While the Plastic Ono Band could only be described as a loosely knit collective of whatever musicians were willing to put up with these "artists" at any given point in time, history will remember them for that month long period in 1970 (and a bit of time during '71, but that's another review altogether!) when the POB truly was one of the great minimalist noise rock powerhouses this side of the Velvet Underground. Who can deny Klaus Voormann's thumping basswork, Mandingo Starr's bare bones basic yet highly singular drumming style, and John Lennon channeling future child star Steve Albini with some of the filthiest angular guitar strangulations this side of Nirvana's Kurt Cobain? We're all familiar with the driving power of such propulsive bangers as "Well Well Well" and "I Found Out" and sometimes you have to wish Lennon would have followed these by then splendidly refined avant-garde impulses and hooked up with Can or Suicide or something instead of cranking out rockabilly covers and syrupy muzak for the rest of his solo career.
Luckily, it's not just his critically jizzed upon solo debut that features the 1970 era POB's primal raw doggin'. First, the cover. As we all know, John's album features him leaning back on Yoko, symbolizing that he is relaxed and content to release an album of self-absorbed whining laid over plodding cock rock grooves. The cover of Yoko Ono/Plastic Ono Band, on the other hand, features Yoko sucking off John through a fiery portal to Hell located in the back of her head. Recorded during the same sessions as Lennon's album (I think?), the music on Yoko's record is a similarly stripped down, rackety interpretation of rock 'n roll. Rather than actual "songs," however, the tracks here are all born from an extended improv session where the drums and bass lay down any number of one chord grooves over which Yoko's caterwauling vocals and Lennon's manic slide guitar compete for dominant shrillness.

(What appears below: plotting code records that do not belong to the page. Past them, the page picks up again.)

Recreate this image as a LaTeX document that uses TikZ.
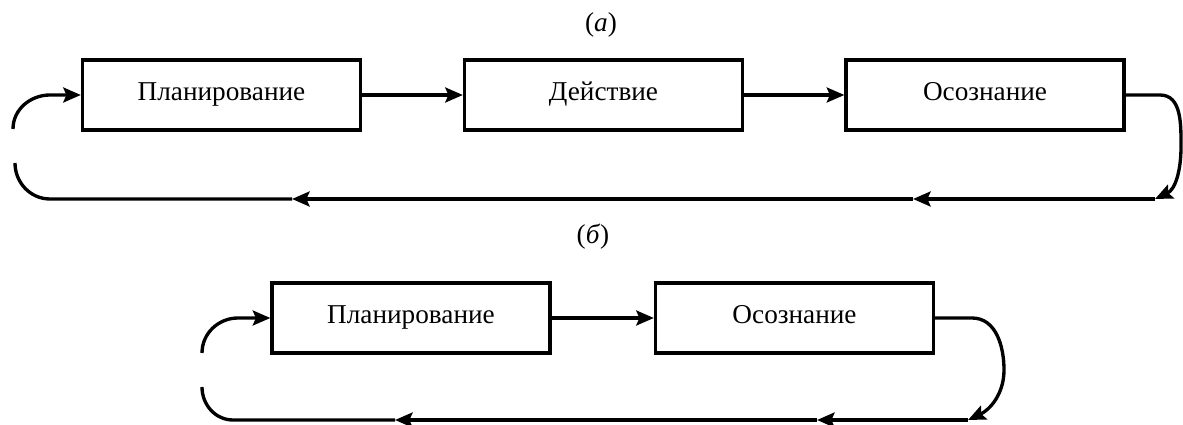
\documentclass[tikz,border=0pt]{standalone}
\usepackage{fontspec}
\setmainfont{Liberation Serif}
\usetikzlibrary{arrows.meta}

\begin{document}
\begin{tikzpicture}[x = 0.02cm, y = 0.02cm, font = \fontsize{15.5}{18}\selectfont]
	\tikzstyle{stageStyle}=[shape = rectangle, minimum width = 5.56cm, minimum height = 1.4cm, inner sep = 0pt, text height = 0.66em, text depth = 0pt, draw, line width = 1.9pt]
	\tikzstyle{flowStyle}=[line width = 1.9pt, -{Stealth[length = 10pt, width = 8.5pt, inset = 1.8pt]}]
	\tikzstyle{loopStyle}=[line width = 1.9pt]
	\useasboundingbox (0, 0) rectangle (1183, -425);
	% (a)
	\node (capA) at (601, -25) {(\textit{a})};
	\node[stageStyle] (planA) at (221.5, -95) {Планирование};
	\node[stageStyle] (actA) at (603.5, -95) {Действие};
	\node[stageStyle] (awareA) at (985, -95) {Осознание};
	\coordinate (upA) at (13, -129);
	\coordinate (inA) at (50, -95);
	\coordinate (lowA) at (15, -163);
	\coordinate (outA) at (1160, -95);
	\coordinate (sideA) at (1181, -147);
	\coordinate (retA) at (1155, -199);
	\coordinate (midA1) at (913, -199);
	\coordinate (midA2) at (292, -199);
	\coordinate (endA) at (50, -199);
	\draw[flowStyle] (upA) to[out = 90, in = 180] (inA) -- (planA);
	\draw[flowStyle] (planA) -- (actA);
	\draw[flowStyle] (actA) -- (awareA);
	\draw[flowStyle] (awareA) -- (outA) to[out = 0, in = 90] (sideA) to[out = -90, in = 25] (retA);
	\draw[flowStyle] (retA) -- (midA1);
	\draw[flowStyle] (midA1) -- (midA2);
	\draw[loopStyle] (midA2) -- (endA) to[out = 180, in = -90] (lowA);
	% (b)
	\node (capB) at (593, -237) {(\textit{б})};
	\node[stageStyle] (planB) at (411, -318) {Планирование};
	\node[stageStyle] (awareB) at (794.5, -318) {Осознание};
	\coordinate (upB) at (202, -353);
	\coordinate (inB) at (238, -318);
	\coordinate (lowB) at (202, -387);
	\coordinate (outB) at (972, -318);
	\coordinate (sideB) at (1004, -370);
	\coordinate (retB) at (968, -420);
	\coordinate (midB1) at (817, -420);
	\coordinate (midB2) at (395, -420);
	\coordinate (endB) at (233, -420);
	\draw[flowStyle] (upB) to[out = 90, in = 180] (inB) -- (planB);
	\draw[flowStyle] (planB) -- (awareB);
	\draw[flowStyle] (awareB) -- (outB) to[out = 0, in = 90] (sideB) to[out = -90, in = 25] (retB);
	\draw[flowStyle] (retB) -- (midB1);
	\draw[flowStyle] (midB1) -- (midB2);
	\draw[loopStyle] (midB2) -- (endB) to[out = 180, in = -90] (lowB);
\end{tikzpicture}
\end{document}
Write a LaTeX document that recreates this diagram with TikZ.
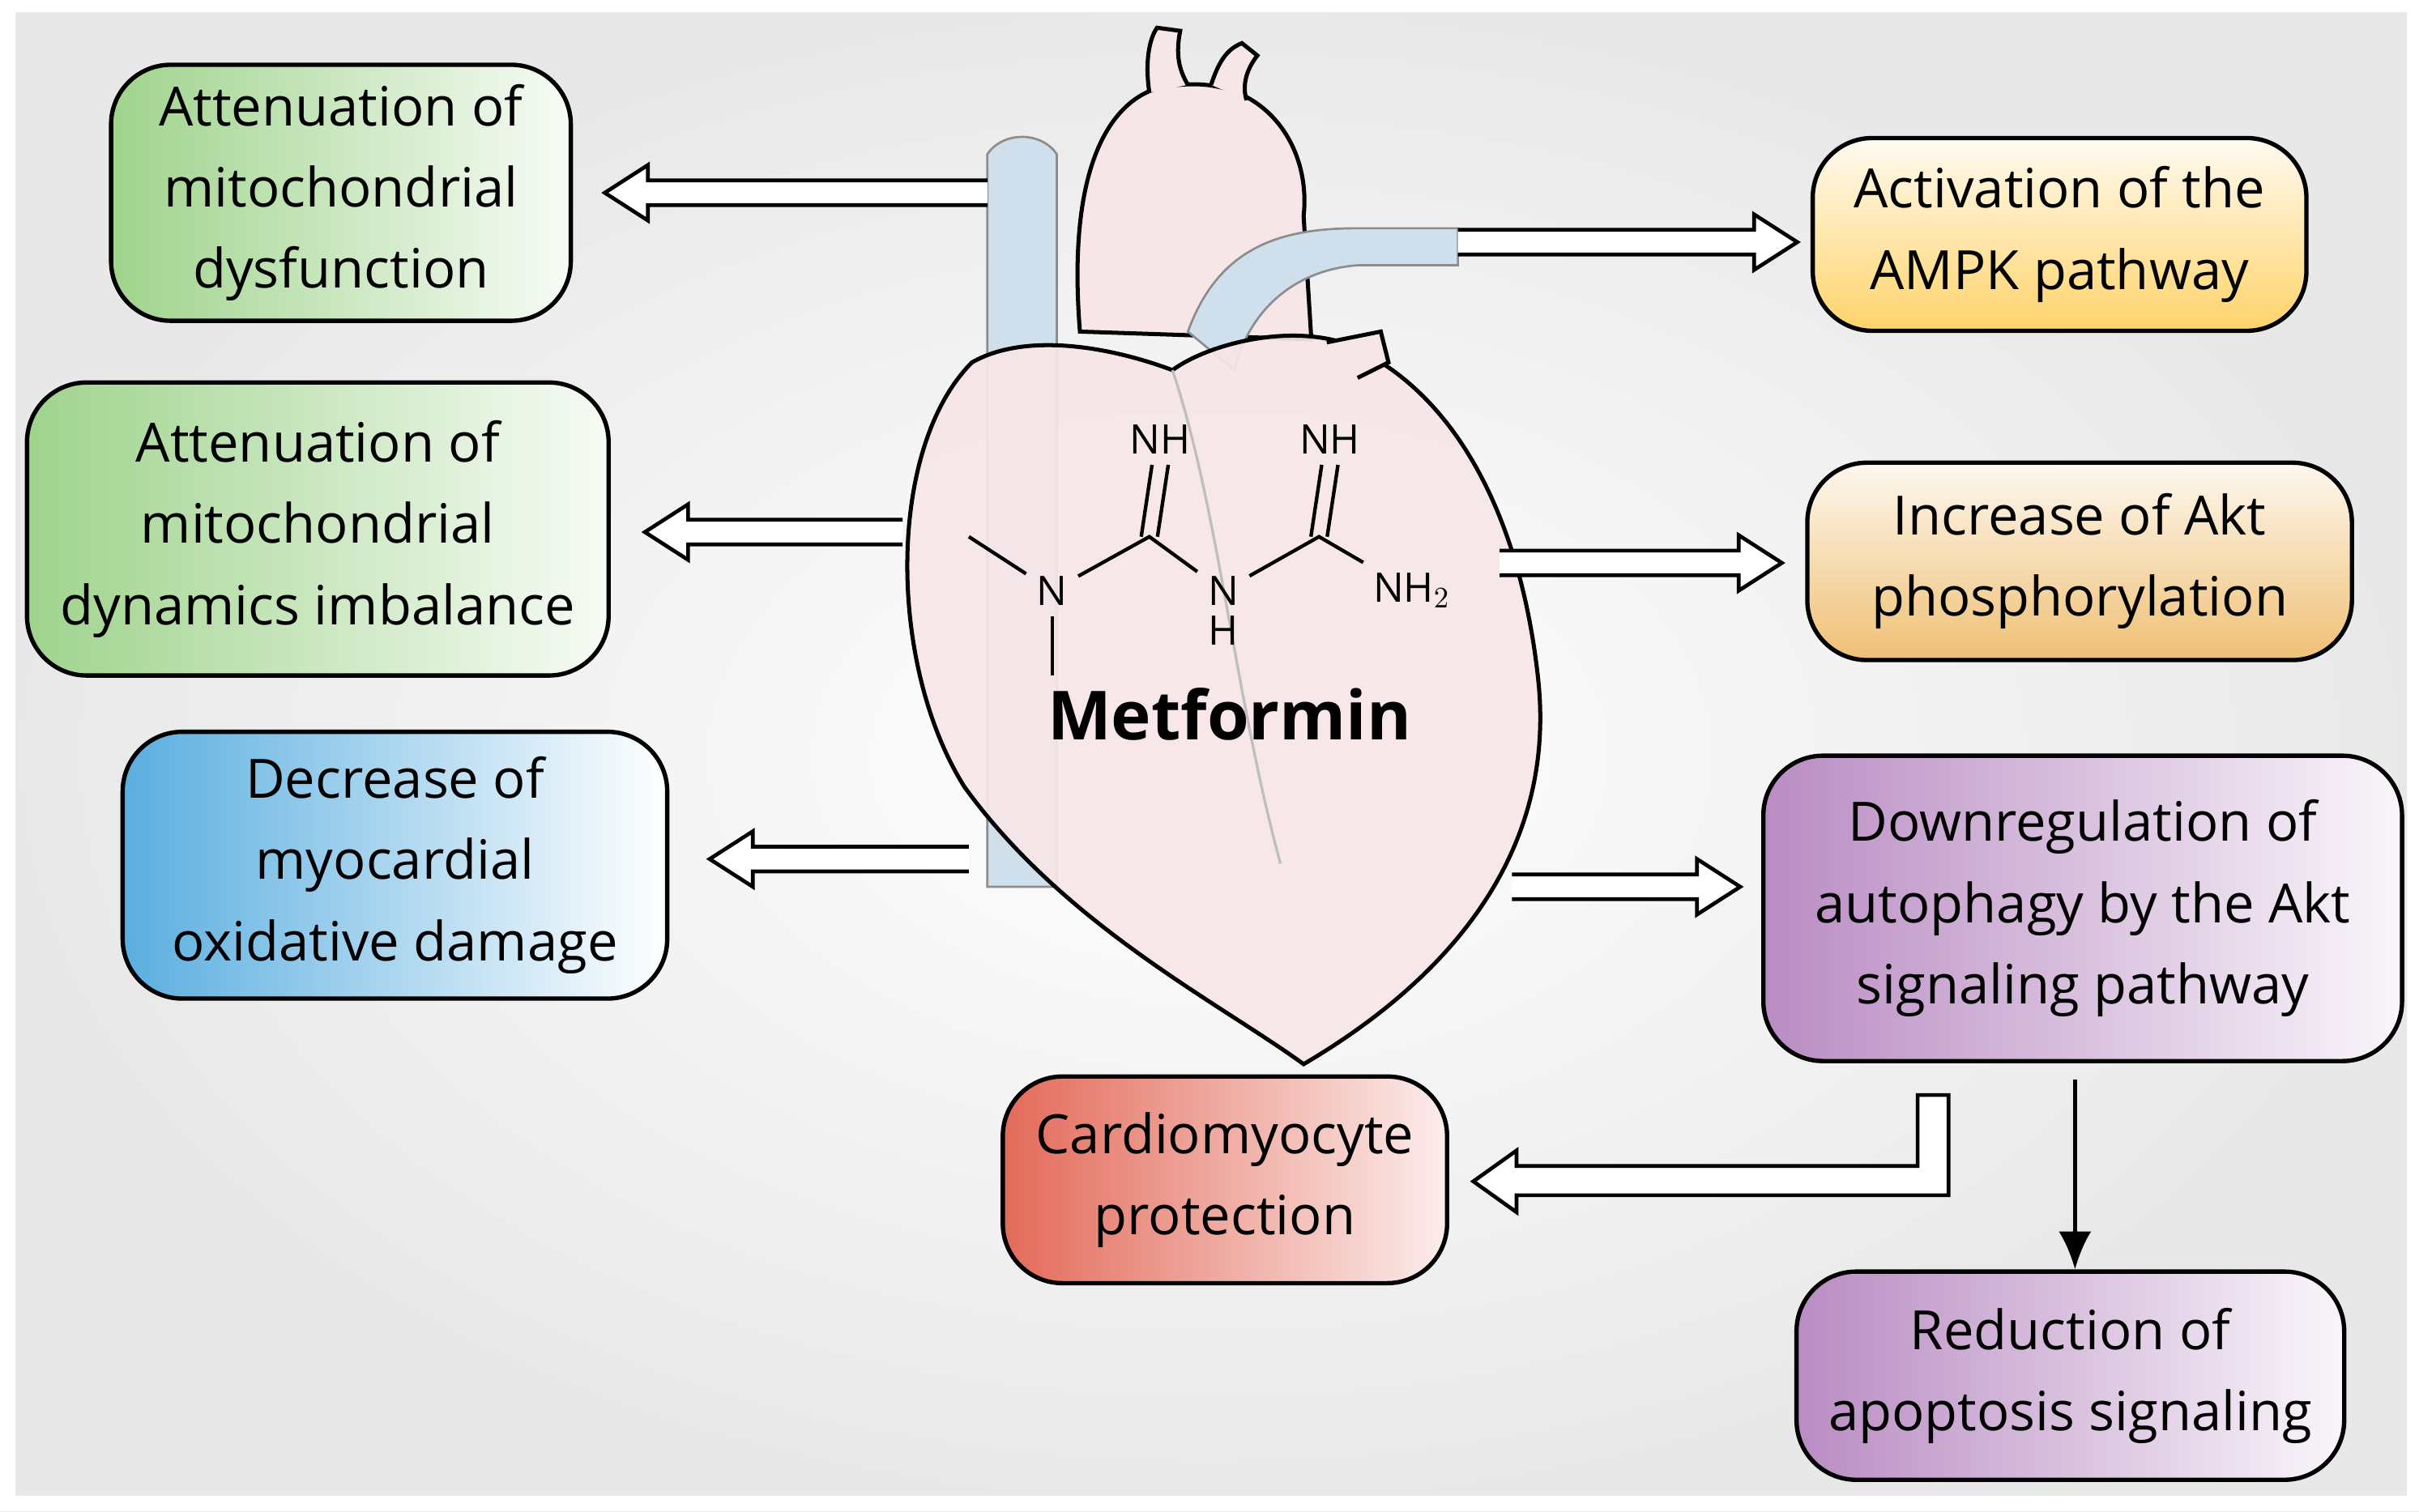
\documentclass[tikz,border=0pt]{standalone}
\usepackage{fontspec}
\setmainfont{Open Sans}
\usetikzlibrary{arrows.meta}
\begin{document}
\begin{tikzpicture}[x=0.02cm,y=-0.02cm,
 box/.style={draw=black,line width=1.6pt,rounded corners=22pt,align=center,font=\fontsize{20}{30}\selectfont,inner sep=0pt},
 harr/.style={draw=black,line width=1.4pt,fill=white,line join=miter},
 hl/.style={draw=black,line width=1.5pt,fill=heartpink},
 vein/.style={draw=black!45,line width=0.8pt,fill=veinblue}]
\definecolor{heartpink}{HTML}{F7E6E8}
\definecolor{veinblue}{HTML}{CFE0EC}
\definecolor{cg}{HTML}{9FD38C}
\definecolor{cb}{HTML}{5AAEE0}
\definecolor{cy}{HTML}{FFD36A}
\definecolor{co}{HTML}{EFC075}
\definecolor{cp}{HTML}{B98CC3}
\definecolor{cr}{HTML}{E36A5A}
\useasboundingbox (0,0) rectangle (1568,980);
\shade[inner color=white,outer color=black!9] (0,0) rectangle (1568,980);
\fill[white] (0,0) rectangle (1568,8);\fill[white] (0,970) rectangle (1568,980);
\fill[white] (0,0) rectangle (10,980);\fill[white] (1560,0) rectangle (1568,980);
% vessels behind
\draw[vein] (640,575) -- (640,100) .. controls (650,85) and (675,85) .. (685,100) -- (685,575) -- cycle;
% aorta arch
\draw[hl] (700,215) .. controls (690,90) and (730,55) .. (765,55) .. controls (820,50) and (850,95) .. (845,140) -- (850,220) -- cycle;
\draw[hl] (745,60) .. controls (742,40) and (745,25) .. (750,18) -- (765,20) .. controls (762,35) and (764,45) .. (770,55);
\draw[hl] (785,55) .. controls (790,40) and (795,32) .. (805,28) -- (815,36) .. controls (808,45) and (805,55) .. (808,65);
% pulmonary trunk
\draw[vein] (770,215) .. controls (790,160) and (830,148) .. (880,148) -- (945,148) -- (945,172) -- (880,172) .. controls (840,175) and (810,200) .. (800,240) -- cycle;
% body
\draw[hl,fill opacity=0.93] (630,235) .. controls (575,290) and (575,430) .. (625,510) .. controls (690,600) and (790,650) .. (845,690) .. controls (930,640) and (1010,560) .. (997,440) .. controls (985,330) and (940,250) .. (870,222) .. controls (830,210) and (780,225) .. (760,240) .. controls (720,225) and (665,215) .. (630,235) -- cycle;
\draw[black!25,line width=1pt] (760,240) .. controls (790,330) and (800,450) .. (830,560);
\draw[hl] (860,222) -- (895,215) -- (900,235) -- (880,245);
% metformin
\begin{scope}[line width=1.3pt,font=\fontsize{15}{15}\selectfont]
\node (n1) at (682,383) {N};
\node (n2) at (793,383) {N};
\node at (793,409) {H};
\node (nh1) at (752,285) {NH};
\node (nh2) at (862,285) {NH};
\node (nh3) at (915,383) {NH$_2$};
\coordinate (c1) at (745,348);\coordinate (c2) at (855,348);
\draw (628,348) -- (n1);\draw (n1) -- (682,438);
\draw (n1) -- (c1) -- (n2) -- (c2) -- (nh3);
\draw ([xshift=-3pt]c1) -- ([xshift=-3pt]nh1.south);\draw ([xshift=3pt]c1) -- ([xshift=3pt]nh1.south);
\draw ([xshift=-3pt]c2) -- ([xshift=-3pt]nh2.south);\draw ([xshift=3pt]c2) -- ([xshift=3pt]nh2.south);
\end{scope}
\node[font=\fontsize{25}{30}\selectfont\bfseries] (met) at (797,463) {Metformin};
% boxes
\node[box,left color=cg,right color=cg!8,minimum width=298*0.02cm,minimum height=166*0.02cm] (b1) at (221,125) {Attenuation of\\mitochondrial\\dysfunction};
\node[box,left color=cg,right color=cg!8,minimum width=377*0.02cm,minimum height=190*0.02cm] (b2) at (206,343) {Attenuation of\\mitochondrial\\dynamics imbalance};
\node[box,left color=cb,right color=white,minimum width=353*0.02cm,minimum height=173*0.02cm] (b3) at (256,561) {Decrease of\\myocardial\\oxidative damage};
\node[box,bottom color=cy,top color=cy!10,minimum width=320*0.02cm,minimum height=125*0.02cm] (b4) at (1335,152) {Activation of the\\AMPK pathway};
\node[box,bottom color=co,top color=co!12,minimum width=353*0.02cm,minimum height=128*0.02cm] (b5) at (1348,364) {Increase of Akt\\phosphorylation};
\node[box,left color=cp,right color=cp!8,minimum width=414*0.02cm,minimum height=198*0.02cm] (b6) at (1350,589) {Downregulation of\\autophagy by the Akt\\signaling pathway};
\node[box,left color=cr,right color=cr!12,minimum width=288*0.02cm,minimum height=134*0.02cm] (b7) at (794,765) {Cardiomyocyte\\protection};
\node[box,left color=cp,right color=cp!8,minimum width=355*0.02cm,minimum height=135*0.02cm] (b8) at (1342,892) {Reduction of\\apoptosis signaling};
% hollow arrows
\newcommand{\leftarr}[3]{\draw[harr] (#1,#3-8) -- (#2+28,#3-8) -- (#2+28,#3-18) -- (#2,#3) -- (#2+28,#3+18) -- (#2+28,#3+8) -- (#1,#3+8);}
\newcommand{\rightarr}[3]{\draw[harr] (#1,#3-8) -- (#2-28,#3-8) -- (#2-28,#3-18) -- (#2,#3) -- (#2-28,#3+18) -- (#2-28,#3+8) -- (#1,#3+8);}
\leftarr{640}{392}{125}
\leftarr{585}{418}{345}
\leftarr{628}{460}{557}
\rightarr{945}{1165}{157}
\rightarr{972}{1155}{365}
\rightarr{980}{1128}{575}
\draw[harr] (1243,710) -- (1263,710) -- (1263,775) -- (983,775) -- (983,786) -- (955,766) -- (983,746) -- (983,756) -- (1243,756) -- cycle;
\coordinate (t1) at (1345,700);
\draw[line width=1.4pt,-{Latex[length=14pt,width=12pt]}] (t1) -- (b8.north -| t1);
\end{tikzpicture}
\end{document}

Yoko does a lot of crazy shit here... making her voice wobble like somebody is shaking her, squawking like a demented ostrich, and oftentimes combining these two approaches. Side two opener "AOS," recorded with Ornette Coleman's quartet, contains her most violently throat mangling screams, although the first half provides the listener with more subdued sounds that are much appreciated. The rest of the record's musical accompaniment is largely made up of the POB's rock based slide guitar heavy jamming, although "Touch Me" and "Paper Shoes" take things into spacier territory, emphasized by the echo used on the latter's vocal track. Neither Yoko or her backing musicians are as graceful as Linda Sharrock and husband Sonny's group on Black Woman, nor does she go to the extremes of Ono disciples such as Adris Hoyos (Harry Pussy) or Maja Ratkje, but perhaps the more primitive rock approach combined with an occasionally patience testing fetish for the Japanese hetai vocal style makes the combination of low art (?) and high art (??!!!) elements all the more effective. A fascinating work from a fascinating and misunderstood artist! Buy it and challenge yourself for once.
Rating: Good if you dig some free jazz bullshit.